→ **WHAT THE TASK ASKS**: Your task is to copy the listing exactly. Drop any pictures from the copy.

→ **EXERCISE MATERIAL**:
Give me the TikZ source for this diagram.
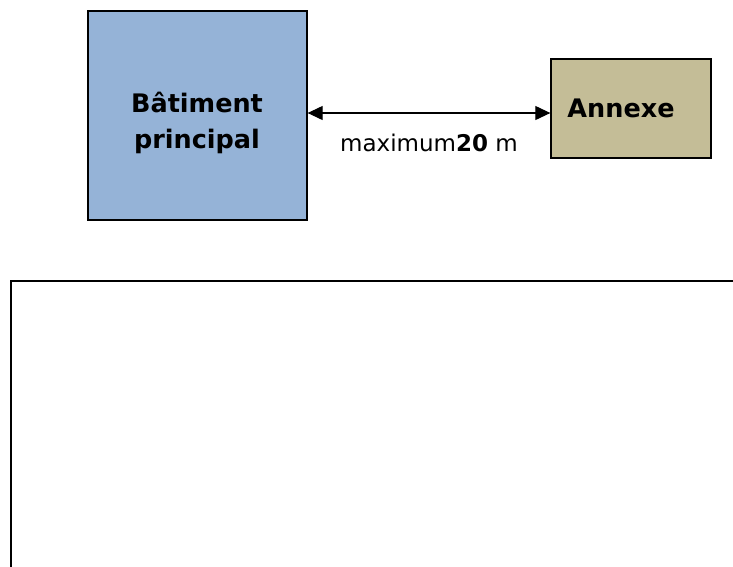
\documentclass[tikz,border=0pt]{standalone}
\usepackage{fontspec}
\setmainfont{DejaVu Sans}
\usetikzlibrary{arrows.meta}
\definecolor{bleu}{HTML}{95B3D7}
\definecolor{beige}{HTML}{C4BD97}
\tikzset{
  building/.style={draw=black, line width=1.3pt, inner sep=0pt},
  bigtext/.style={font=\fontsize{25.5}{36}\selectfont\bfseries, align=center, inner sep=0pt},
  dim/.style={line width=1.1pt, {Triangle[length=15pt,width=14pt]}-{Triangle[length=15pt,width=14pt]}},
  zone/.style={draw=black, line width=2pt}
}
\begin{document}
\begin{tikzpicture}[x=1pt,y=-1pt]
\useasboundingbox (0,0) rectangle (733,566);
\clip (0,0) rectangle (733,566);
\node[building, fill=bleu, minimum width=219pt, minimum height=209pt] (bat) at (197.5,115.5) {};
\node[bigtext, anchor=base] (battxt) at (197,112.5) {Bâtiment};
\node[bigtext, anchor=base] (battxt2) at (197,148.5) {principal};
\node[building, fill=beige, minimum width=160pt, minimum height=99pt] (ann) at (631,108.5) {};
\node[bigtext, anchor=base] (anntxt) at (621,117) {Annexe};
\draw[dim] (bat.east |- 0,113) coordinate (a1) -- (ann.west |- 0,113) coordinate (a2);
\node[font=\fontsize{23}{28}\selectfont, inner sep=0pt, anchor=base] (lbl) at (429,151) {maximum\textbf{20} m};
\draw[zone] (11,281) rectangle (800,620);
\end{tikzpicture}
\end{document}
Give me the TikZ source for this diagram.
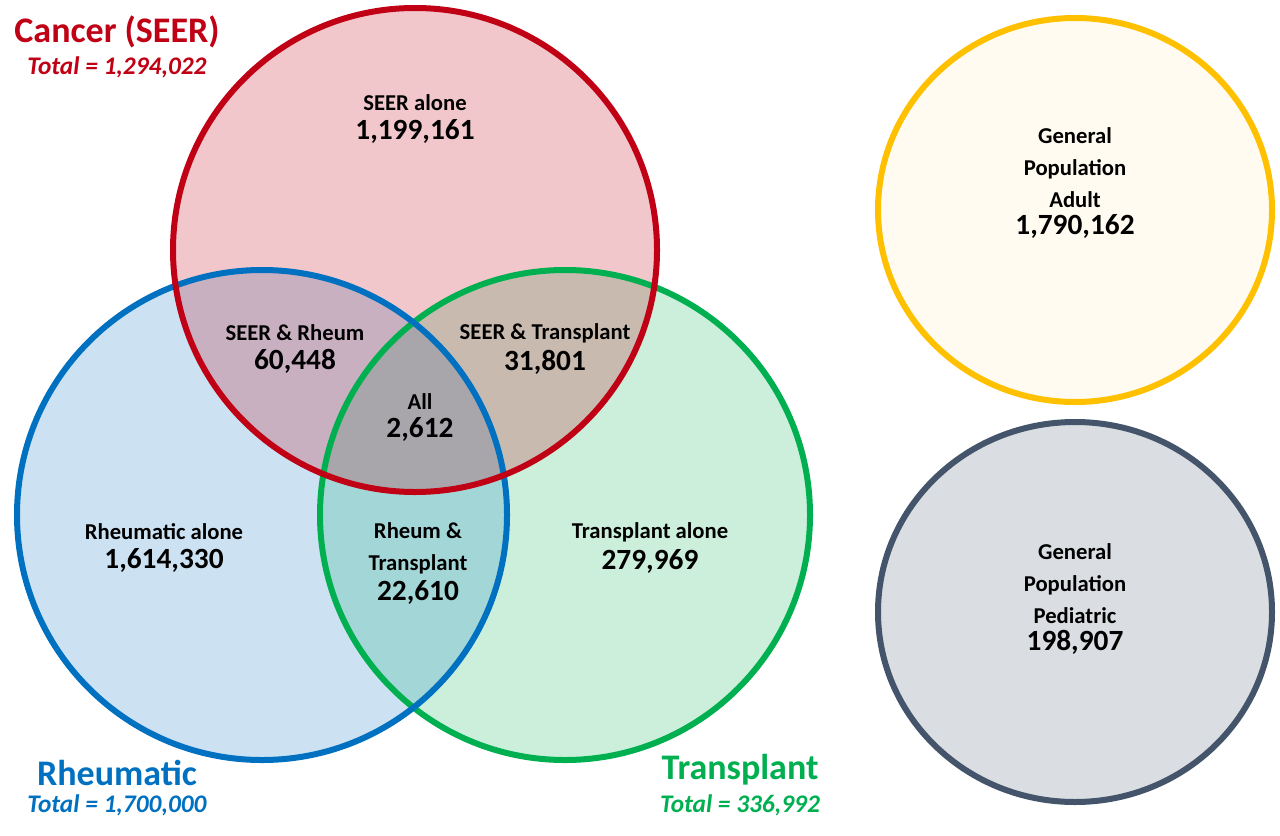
\documentclass[tikz,border=0pt]{standalone}
\usepackage{fontspec}
\setmainfont{Carlito}
\usetikzlibrary{positioning,shapes.geometric}
\definecolor{seerred}{RGB}{192,0,20}
\definecolor{rheublue}{RGB}{0,112,192}
\definecolor{transgreen}{RGB}{0,176,80}
\definecolor{adultgold}{RGB}{255,192,0}
\definecolor{pedslate}{RGB}{68,84,106}
\tikzset{every picture/.style={line width=0.75pt},
  set/.style={circle,minimum size=#1,inner sep=0pt,line width=4.5pt},
  lbl/.style={font=\bfseries\fontsize{17}{24}\selectfont,align=center,inner sep=0.75pt},
  num/.style={font=\bfseries\fontsize{22}{26}\selectfont,inner sep=0.75pt},
  ttl/.style={font=\bfseries\fontsize{27}{30}\selectfont,inner sep=0.75pt},
  tot/.style={font=\bfseries\itshape\fontsize{19}{22}\selectfont,inner sep=0.75pt}}

\begin{document}
\begin{tikzpicture}[x=0.75pt,y=0.75pt,yscale=-1]
\useasboundingbox (0,0) rectangle (1280,835);

% fills
\fill [transgreen,fill opacity=0.2] (565,515) circle (245);
\fill [rheublue,fill opacity=0.2] (262,515) circle (245);
\fill [seerred,fill opacity=0.22] (415,250) circle (242);

% outlines
\node (trans) [set=367.5pt,draw=transgreen] at (565,515) {};
\node (rheu) [set=367.5pt,draw=rheublue] at (262,515) {};
\node (seer) [set=363pt,draw=seerred] at (415,250) {};
\node (adult) [ellipse,minimum width=295.5pt,minimum height=288pt,inner sep=0pt,line width=4.5pt,draw=adultgold,fill=adultgold!6] at (1075,210) {};
\node (peds) [ellipse,minimum width=295.5pt,minimum height=285pt,inner sep=0pt,line width=4.5pt,draw=pedslate,fill=pedslate!20] at (1075,612) {};

% region labels
\node (seerA) [lbl] at (415,103) {SEER alone};
\node [num,below=5 of seerA] {1,199,161};
\node (sr) [lbl] at (295,333) {SEER \& Rheum};
\node [num,below=5 of sr] {60,448};
\node (st) [lbl] at (545,333) {SEER \& Transplant};
\node [num,below=5 of st] {31,801};
\node (all) [lbl] at (420,402) {All};
\node [num,below=5 of all] {2,612};
\node (rA) [lbl] at (164,532) {Rheumatic alone};
\node [num,below=5 of rA] {1,614,330};
\node (rt) [lbl] at (418,548) {Rheum \&\\Transplant};
\node [num,below=4 of rt] {22,610};
\node (tA) [lbl] at (650,532) {Transplant alone};
\node [num,below=5 of tA] {279,969};
\node (ad) [lbl] at (1075,168) {General\\Population\\Adult};
\node [num,below=3 of ad] {1,790,162};
\node (pd) [lbl] at (1075,584) {General\\Population\\Pediatric};
\node [num,below=3 of pd] {198,907};

% set titles
\node (seerT) [ttl,text=seerred] at (117,32) {Cancer (SEER)};
\node [tot,text=seerred,below=6 of seerT] {Total = 1,294,022};
\node (rheuT) [ttl,text=rheublue] at (117,773) {Rheumatic};
\node [tot,text=rheublue,below=6 of rheuT] {Total = 1,700,000};
\node (transT) [ttl,text=transgreen] at (740,770) {Transplant};
\node [tot,text=transgreen,below=6 of transT] {Total = 336,992};

\end{tikzpicture}
\end{document}
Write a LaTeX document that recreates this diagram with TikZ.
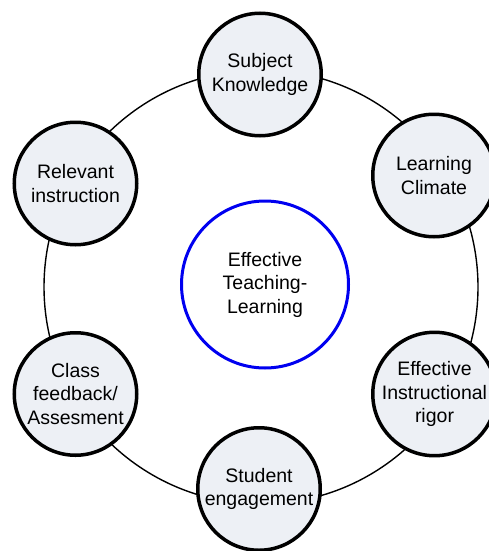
\documentclass[tikz,border=0pt]{standalone}
\usepackage{fontspec}
\setmainfont{Liberation Sans}
\definecolor{nodefill}{HTML}{EDF0F5}
\definecolor{ringblue}{HTML}{0000F0}
\begin{document}
\begin{tikzpicture}[x=1pt,y=-1pt,
  topic/.style={circle, draw=black, line width=3.5pt, fill=nodefill, minimum size=122.5pt, inner sep=0pt, align=center, font=\fontsize{19.5}{23.5}\selectfont},
  hub/.style={circle, draw=ringblue, line width=3pt, minimum size=167pt, inner sep=0pt, align=center, font=\fontsize{19.5}{23.5}\selectfont},
  ring/.style={draw=black, line width=1.4pt}]
\useasboundingbox (0,0) rectangle (489,551);
\clip (0,0) rectangle (489,551);
\coordinate (rc) at (261,287);
\draw[ring] (rc) circle[radius=217];
\node[hub] (etl) at (265,284.5) {Effective\\Teaching-\\Learning};
\node[topic] (sk) at (260,74.5) {Subject\\Knowledge};
\node[topic] (lc) at (434,175.5) {Learning\\Climate};
\node[topic] (eir) at (434.5,394) {Effective\\Instructional\\rigor};
\node[topic] (se) at (259,489) {Student\\engagement};
\node[topic] (cfa) at (75.5,394) {Class\\feedback/\\Assesment};
\node[topic] (ri) at (75.5,183.5) {Relevant\\instruction};
\end{tikzpicture}
\end{document}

→ **TASK RESPONSE**:
Give me the TikZ source for this diagram.
\documentclass[tikz,border=0pt]{standalone}
\usepackage{fontspec}
\setmainfont{DejaVu Sans}
\usetikzlibrary{arrows.meta}
\definecolor{bleu}{HTML}{95B3D7}
\definecolor{beige}{HTML}{C4BD97}
\tikzset{
  building/.style={draw=black, line width=1.3pt, inner sep=0pt},
  bigtext/.style={font=\fontsize{25.5}{36}\selectfont\bfseries, align=center, inner sep=0pt},
  dim/.style={line width=1.1pt, {Triangle[length=15pt,width=14pt]}-{Triangle[length=15pt,width=14pt]}},
  zone/.style={draw=black, line width=2pt}
}
\begin{document}
\begin{tikzpicture}[x=1pt,y=-1pt]
\useasboundingbox (0,0) rectangle (733,566);
\clip (0,0) rectangle (733,566);
\node[building, fill=bleu, minimum width=219pt, minimum height=209pt] (bat) at (197.5,115.5) {};
\node[bigtext, anchor=base] (battxt) at (197,112.5) {Bâtiment};
\node[bigtext, anchor=base] (battxt2) at (197,148.5) {principal};
\node[building, fill=beige, minimum width=160pt, minimum height=99pt] (ann) at (631,108.5) {};
\node[bigtext, anchor=base] (anntxt) at (621,117) {Annexe};
\draw[dim] (bat.east |- 0,113) coordinate (a1) -- (ann.west |- 0,113) coordinate (a2);
\node[font=\fontsize{23}{28}\selectfont, inner sep=0pt, anchor=base] (lbl) at (429,151) {maximum\textbf{20} m};
\draw[zone] (11,281) rectangle (800,620);
\end{tikzpicture}
\end{document}
Give me the TikZ source for this diagram.
\documentclass[tikz,border=0pt]{standalone}
\usepackage{fontspec}
\setmainfont{Carlito}
\usetikzlibrary{positioning,shapes.geometric}
\definecolor{seerred}{RGB}{192,0,20}
\definecolor{rheublue}{RGB}{0,112,192}
\definecolor{transgreen}{RGB}{0,176,80}
\definecolor{adultgold}{RGB}{255,192,0}
\definecolor{pedslate}{RGB}{68,84,106}
\tikzset{every picture/.style={line width=0.75pt},
  set/.style={circle,minimum size=#1,inner sep=0pt,line width=4.5pt},
  lbl/.style={font=\bfseries\fontsize{17}{24}\selectfont,align=center,inner sep=0.75pt},
  num/.style={font=\bfseries\fontsize{22}{26}\selectfont,inner sep=0.75pt},
  ttl/.style={font=\bfseries\fontsize{27}{30}\selectfont,inner sep=0.75pt},
  tot/.style={font=\bfseries\itshape\fontsize{19}{22}\selectfont,inner sep=0.75pt}}

\begin{document}
\begin{tikzpicture}[x=0.75pt,y=0.75pt,yscale=-1]
\useasboundingbox (0,0) rectangle (1280,835);

% fills
\fill [transgreen,fill opacity=0.2] (565,515) circle (245);
\fill [rheublue,fill opacity=0.2] (262,515) circle (245);
\fill [seerred,fill opacity=0.22] (415,250) circle (242);

% outlines
\node (trans) [set=367.5pt,draw=transgreen] at (565,515) {};
\node (rheu) [set=367.5pt,draw=rheublue] at (262,515) {};
\node (seer) [set=363pt,draw=seerred] at (415,250) {};
\node (adult) [ellipse,minimum width=295.5pt,minimum height=288pt,inner sep=0pt,line width=4.5pt,draw=adultgold,fill=adultgold!6] at (1075,210) {};
\node (peds) [ellipse,minimum width=295.5pt,minimum height=285pt,inner sep=0pt,line width=4.5pt,draw=pedslate,fill=pedslate!20] at (1075,612) {};

% region labels
\node (seerA) [lbl] at (415,103) {SEER alone};
\node [num,below=5 of seerA] {1,199,161};
\node (sr) [lbl] at (295,333) {SEER \& Rheum};
\node [num,below=5 of sr] {60,448};
\node (st) [lbl] at (545,333) {SEER \& Transplant};
\node [num,below=5 of st] {31,801};
\node (all) [lbl] at (420,402) {All};
\node [num,below=5 of all] {2,612};
\node (rA) [lbl] at (164,532) {Rheumatic alone};
\node [num,below=5 of rA] {1,614,330};
\node (rt) [lbl] at (418,548) {Rheum \&\\Transplant};
\node [num,below=4 of rt] {22,610};
\node (tA) [lbl] at (650,532) {Transplant alone};
\node [num,below=5 of tA] {279,969};
\node (ad) [lbl] at (1075,168) {General\\Population\\Adult};
\node [num,below=3 of ad] {1,790,162};
\node (pd) [lbl] at (1075,584) {General\\Population\\Pediatric};
\node [num,below=3 of pd] {198,907};

% set titles
\node (seerT) [ttl,text=seerred] at (117,32) {Cancer (SEER)};
\node [tot,text=seerred,below=6 of seerT] {Total = 1,294,022};
\node (rheuT) [ttl,text=rheublue] at (117,773) {Rheumatic};
\node [tot,text=rheublue,below=6 of rheuT] {Total = 1,700,000};
\node (transT) [ttl,text=transgreen] at (740,770) {Transplant};
\node [tot,text=transgreen,below=6 of transT] {Total = 336,992};

\end{tikzpicture}
\end{document}
Write a LaTeX document that recreates this diagram with TikZ.
\documentclass[tikz,border=0pt]{standalone}
\usepackage{fontspec}
\setmainfont{Liberation Sans}
\definecolor{nodefill}{HTML}{EDF0F5}
\definecolor{ringblue}{HTML}{0000F0}
\begin{document}
\begin{tikzpicture}[x=1pt,y=-1pt,
  topic/.style={circle, draw=black, line width=3.5pt, fill=nodefill, minimum size=122.5pt, inner sep=0pt, align=center, font=\fontsize{19.5}{23.5}\selectfont},
  hub/.style={circle, draw=ringblue, line width=3pt, minimum size=167pt, inner sep=0pt, align=center, font=\fontsize{19.5}{23.5}\selectfont},
  ring/.style={draw=black, line width=1.4pt}]
\useasboundingbox (0,0) rectangle (489,551);
\clip (0,0) rectangle (489,551);
\coordinate (rc) at (261,287);
\draw[ring] (rc) circle[radius=217];
\node[hub] (etl) at (265,284.5) {Effective\\Teaching-\\Learning};
\node[topic] (sk) at (260,74.5) {Subject\\Knowledge};
\node[topic] (lc) at (434,175.5) {Learning\\Climate};
\node[topic] (eir) at (434.5,394) {Effective\\Instructional\\rigor};
\node[topic] (se) at (259,489) {Student\\engagement};
\node[topic] (cfa) at (75.5,394) {Class\\feedback/\\Assesment};
\node[topic] (ri) at (75.5,183.5) {Relevant\\instruction};
\end{tikzpicture}
\end{document}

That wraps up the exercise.